Which lines hold the string "this"? Copy every one of them.
.....
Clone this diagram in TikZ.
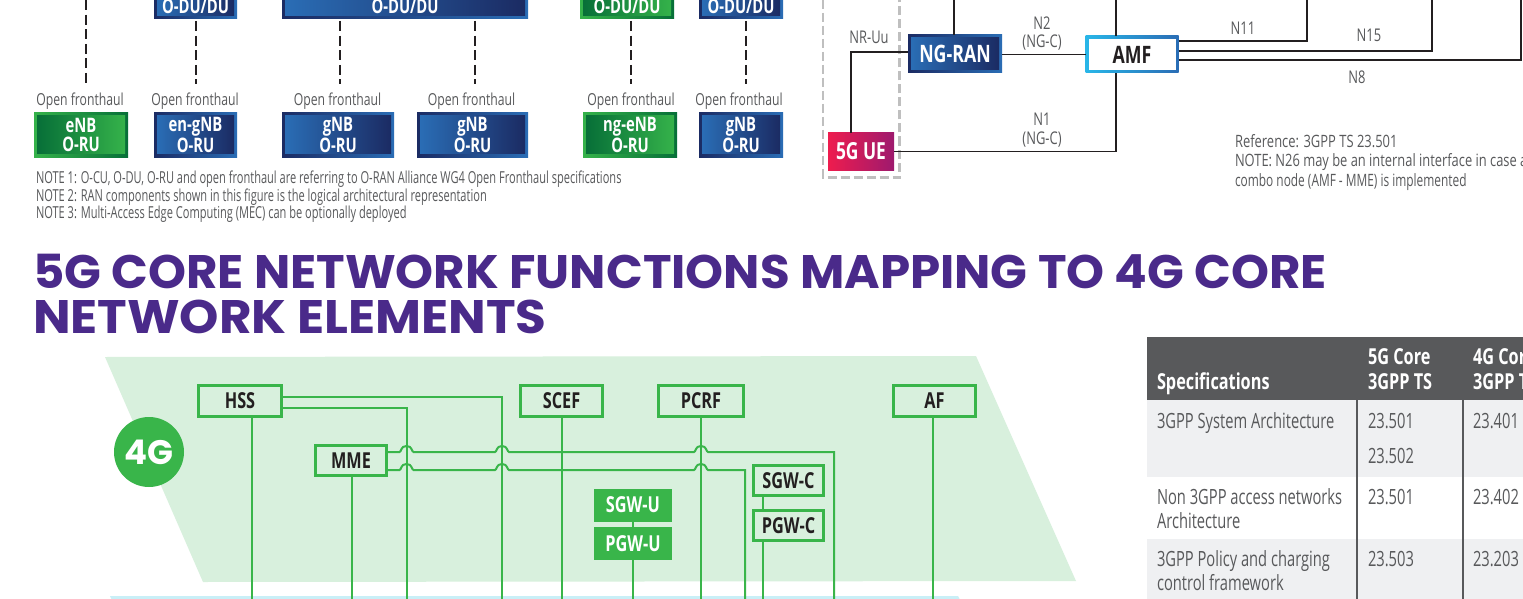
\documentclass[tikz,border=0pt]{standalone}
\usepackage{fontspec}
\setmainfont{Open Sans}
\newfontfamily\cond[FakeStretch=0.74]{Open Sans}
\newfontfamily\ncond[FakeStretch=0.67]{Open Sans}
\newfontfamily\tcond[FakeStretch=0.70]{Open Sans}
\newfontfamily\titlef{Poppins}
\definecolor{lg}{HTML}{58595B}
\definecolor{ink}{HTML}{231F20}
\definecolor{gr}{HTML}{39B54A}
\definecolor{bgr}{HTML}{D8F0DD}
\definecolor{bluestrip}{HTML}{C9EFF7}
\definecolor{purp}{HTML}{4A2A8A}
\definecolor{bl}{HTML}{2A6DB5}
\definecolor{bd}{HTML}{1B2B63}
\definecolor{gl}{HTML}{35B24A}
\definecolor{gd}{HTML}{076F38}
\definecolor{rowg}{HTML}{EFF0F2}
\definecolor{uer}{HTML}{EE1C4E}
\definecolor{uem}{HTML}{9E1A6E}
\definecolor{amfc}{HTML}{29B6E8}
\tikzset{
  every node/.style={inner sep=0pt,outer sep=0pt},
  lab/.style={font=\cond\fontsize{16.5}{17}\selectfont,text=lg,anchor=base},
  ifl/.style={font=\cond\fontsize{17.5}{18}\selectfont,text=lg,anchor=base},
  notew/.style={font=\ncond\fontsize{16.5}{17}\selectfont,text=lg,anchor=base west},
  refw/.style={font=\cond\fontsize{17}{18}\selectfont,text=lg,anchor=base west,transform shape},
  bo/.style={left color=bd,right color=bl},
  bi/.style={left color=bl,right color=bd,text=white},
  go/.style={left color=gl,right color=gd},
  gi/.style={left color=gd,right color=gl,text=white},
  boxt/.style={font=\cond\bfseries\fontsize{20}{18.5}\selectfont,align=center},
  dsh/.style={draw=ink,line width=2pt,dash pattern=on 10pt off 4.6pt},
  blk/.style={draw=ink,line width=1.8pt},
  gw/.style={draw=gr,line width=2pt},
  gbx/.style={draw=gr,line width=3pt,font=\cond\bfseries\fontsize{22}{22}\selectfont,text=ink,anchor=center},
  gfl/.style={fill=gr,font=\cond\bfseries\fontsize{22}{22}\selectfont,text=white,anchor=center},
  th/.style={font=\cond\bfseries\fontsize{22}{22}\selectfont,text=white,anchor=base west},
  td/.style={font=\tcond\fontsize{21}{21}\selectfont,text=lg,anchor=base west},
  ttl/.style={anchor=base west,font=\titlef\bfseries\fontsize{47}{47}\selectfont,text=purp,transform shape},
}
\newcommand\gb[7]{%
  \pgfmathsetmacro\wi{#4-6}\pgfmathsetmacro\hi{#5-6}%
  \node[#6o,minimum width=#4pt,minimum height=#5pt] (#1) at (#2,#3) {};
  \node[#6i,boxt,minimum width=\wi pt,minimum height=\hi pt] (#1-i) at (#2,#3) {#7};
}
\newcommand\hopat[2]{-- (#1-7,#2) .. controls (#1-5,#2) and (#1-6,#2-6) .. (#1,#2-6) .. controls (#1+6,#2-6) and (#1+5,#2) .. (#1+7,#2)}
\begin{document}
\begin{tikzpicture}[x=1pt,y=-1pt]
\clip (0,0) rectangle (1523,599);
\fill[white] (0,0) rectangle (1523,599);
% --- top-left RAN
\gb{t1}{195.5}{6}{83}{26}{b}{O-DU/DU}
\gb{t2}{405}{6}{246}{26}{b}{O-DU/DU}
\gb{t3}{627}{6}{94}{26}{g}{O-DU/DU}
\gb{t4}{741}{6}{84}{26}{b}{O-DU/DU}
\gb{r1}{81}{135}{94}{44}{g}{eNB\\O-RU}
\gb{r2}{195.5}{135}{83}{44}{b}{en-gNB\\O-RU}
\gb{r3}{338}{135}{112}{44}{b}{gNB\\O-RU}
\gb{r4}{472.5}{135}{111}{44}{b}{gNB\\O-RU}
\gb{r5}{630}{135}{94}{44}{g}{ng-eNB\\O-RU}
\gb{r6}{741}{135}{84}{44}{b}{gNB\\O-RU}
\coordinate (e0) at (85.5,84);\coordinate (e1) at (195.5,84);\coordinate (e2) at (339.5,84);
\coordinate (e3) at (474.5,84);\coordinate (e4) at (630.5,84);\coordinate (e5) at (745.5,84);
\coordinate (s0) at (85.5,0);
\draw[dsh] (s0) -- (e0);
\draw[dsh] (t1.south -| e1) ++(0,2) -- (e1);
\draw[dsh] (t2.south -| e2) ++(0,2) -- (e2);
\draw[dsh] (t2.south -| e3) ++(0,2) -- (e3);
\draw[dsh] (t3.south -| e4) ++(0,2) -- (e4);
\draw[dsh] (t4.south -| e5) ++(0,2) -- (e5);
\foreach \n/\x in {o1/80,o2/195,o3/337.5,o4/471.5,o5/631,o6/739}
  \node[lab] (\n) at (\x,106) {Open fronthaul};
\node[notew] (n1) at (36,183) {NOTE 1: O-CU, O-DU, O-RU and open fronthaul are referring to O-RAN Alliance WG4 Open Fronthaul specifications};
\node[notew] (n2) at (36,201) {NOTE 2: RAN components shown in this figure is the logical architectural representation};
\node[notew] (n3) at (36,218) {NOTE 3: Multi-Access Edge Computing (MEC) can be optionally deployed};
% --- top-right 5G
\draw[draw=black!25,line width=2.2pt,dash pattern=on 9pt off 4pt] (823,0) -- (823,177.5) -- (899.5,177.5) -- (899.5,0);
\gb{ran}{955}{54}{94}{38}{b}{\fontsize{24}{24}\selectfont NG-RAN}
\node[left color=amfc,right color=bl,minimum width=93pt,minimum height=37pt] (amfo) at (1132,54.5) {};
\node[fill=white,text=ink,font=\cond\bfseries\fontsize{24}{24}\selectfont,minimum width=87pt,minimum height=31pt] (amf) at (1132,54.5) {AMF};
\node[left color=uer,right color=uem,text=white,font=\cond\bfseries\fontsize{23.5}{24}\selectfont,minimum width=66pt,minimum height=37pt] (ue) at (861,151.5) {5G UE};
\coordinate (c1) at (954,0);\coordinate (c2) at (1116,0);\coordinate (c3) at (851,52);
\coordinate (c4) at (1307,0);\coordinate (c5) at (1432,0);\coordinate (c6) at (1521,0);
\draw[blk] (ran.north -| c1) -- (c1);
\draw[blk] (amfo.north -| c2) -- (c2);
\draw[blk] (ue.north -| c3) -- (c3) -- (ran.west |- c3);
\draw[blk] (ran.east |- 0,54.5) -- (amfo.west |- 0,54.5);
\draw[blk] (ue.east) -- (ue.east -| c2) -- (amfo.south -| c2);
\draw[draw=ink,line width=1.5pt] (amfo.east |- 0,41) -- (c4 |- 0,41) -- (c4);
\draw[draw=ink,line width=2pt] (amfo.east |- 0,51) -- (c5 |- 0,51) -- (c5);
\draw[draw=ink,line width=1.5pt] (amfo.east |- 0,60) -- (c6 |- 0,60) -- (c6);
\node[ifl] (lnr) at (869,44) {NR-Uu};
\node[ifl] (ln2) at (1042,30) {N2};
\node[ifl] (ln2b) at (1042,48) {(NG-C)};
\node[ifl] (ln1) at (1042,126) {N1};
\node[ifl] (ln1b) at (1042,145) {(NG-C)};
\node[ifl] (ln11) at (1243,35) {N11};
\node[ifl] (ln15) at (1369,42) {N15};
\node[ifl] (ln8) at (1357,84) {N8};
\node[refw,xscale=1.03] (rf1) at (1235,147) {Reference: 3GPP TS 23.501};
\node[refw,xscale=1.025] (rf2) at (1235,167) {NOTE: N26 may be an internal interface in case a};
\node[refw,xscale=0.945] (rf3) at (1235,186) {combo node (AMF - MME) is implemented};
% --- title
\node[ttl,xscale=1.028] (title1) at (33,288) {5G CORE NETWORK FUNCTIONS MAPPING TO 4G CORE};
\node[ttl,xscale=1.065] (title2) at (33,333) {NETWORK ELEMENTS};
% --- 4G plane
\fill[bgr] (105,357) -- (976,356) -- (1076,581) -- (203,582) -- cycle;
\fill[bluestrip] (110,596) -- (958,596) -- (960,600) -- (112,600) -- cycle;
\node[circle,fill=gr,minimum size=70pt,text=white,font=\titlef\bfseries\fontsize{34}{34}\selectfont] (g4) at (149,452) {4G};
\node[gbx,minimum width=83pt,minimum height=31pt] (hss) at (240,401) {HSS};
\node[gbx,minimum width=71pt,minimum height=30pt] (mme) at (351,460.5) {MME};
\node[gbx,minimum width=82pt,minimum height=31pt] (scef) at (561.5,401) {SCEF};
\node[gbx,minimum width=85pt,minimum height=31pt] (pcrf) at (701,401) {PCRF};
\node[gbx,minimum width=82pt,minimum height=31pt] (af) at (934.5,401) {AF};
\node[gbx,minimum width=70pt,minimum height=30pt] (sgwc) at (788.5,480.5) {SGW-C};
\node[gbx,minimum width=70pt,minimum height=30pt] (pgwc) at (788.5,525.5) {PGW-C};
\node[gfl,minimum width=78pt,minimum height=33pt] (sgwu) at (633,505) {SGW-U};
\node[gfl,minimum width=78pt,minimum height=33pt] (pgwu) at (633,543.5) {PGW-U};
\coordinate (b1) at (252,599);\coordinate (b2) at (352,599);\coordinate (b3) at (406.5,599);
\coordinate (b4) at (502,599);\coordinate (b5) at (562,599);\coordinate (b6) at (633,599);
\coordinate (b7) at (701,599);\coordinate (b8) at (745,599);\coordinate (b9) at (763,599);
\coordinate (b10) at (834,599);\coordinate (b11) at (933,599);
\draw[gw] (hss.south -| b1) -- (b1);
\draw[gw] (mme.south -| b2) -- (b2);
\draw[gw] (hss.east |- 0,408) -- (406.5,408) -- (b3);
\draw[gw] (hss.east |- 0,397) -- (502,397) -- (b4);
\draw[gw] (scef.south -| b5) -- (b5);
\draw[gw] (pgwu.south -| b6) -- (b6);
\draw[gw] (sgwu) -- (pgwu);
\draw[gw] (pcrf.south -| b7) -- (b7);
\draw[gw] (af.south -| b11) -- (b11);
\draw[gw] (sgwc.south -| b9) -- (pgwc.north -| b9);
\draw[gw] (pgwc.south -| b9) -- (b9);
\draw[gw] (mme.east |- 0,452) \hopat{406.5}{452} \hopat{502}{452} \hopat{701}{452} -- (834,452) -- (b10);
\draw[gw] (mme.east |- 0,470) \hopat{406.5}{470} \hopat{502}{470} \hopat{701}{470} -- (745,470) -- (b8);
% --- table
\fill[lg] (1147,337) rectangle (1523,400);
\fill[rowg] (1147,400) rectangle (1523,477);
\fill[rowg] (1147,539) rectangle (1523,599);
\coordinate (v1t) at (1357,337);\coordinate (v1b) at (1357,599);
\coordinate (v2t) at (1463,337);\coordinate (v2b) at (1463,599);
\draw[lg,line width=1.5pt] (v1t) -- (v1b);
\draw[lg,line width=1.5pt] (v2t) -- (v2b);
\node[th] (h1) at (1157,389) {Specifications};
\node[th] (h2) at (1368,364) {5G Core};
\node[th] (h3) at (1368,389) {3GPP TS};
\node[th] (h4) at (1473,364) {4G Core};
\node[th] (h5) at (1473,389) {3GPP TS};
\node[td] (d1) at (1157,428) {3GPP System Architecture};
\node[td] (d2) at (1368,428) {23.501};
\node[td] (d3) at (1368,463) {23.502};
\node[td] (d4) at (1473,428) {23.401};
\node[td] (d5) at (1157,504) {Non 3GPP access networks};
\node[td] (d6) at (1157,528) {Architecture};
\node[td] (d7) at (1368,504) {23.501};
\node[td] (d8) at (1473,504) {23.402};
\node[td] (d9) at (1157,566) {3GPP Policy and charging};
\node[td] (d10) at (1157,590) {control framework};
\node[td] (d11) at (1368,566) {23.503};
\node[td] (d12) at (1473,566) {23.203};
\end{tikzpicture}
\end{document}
.....
● **Response to the exercise**
Clone this diagram in TikZ.
\node[notew] (n2) at (36,201) {NOTE 2: RAN components shown in this figure is the logical architectural representation};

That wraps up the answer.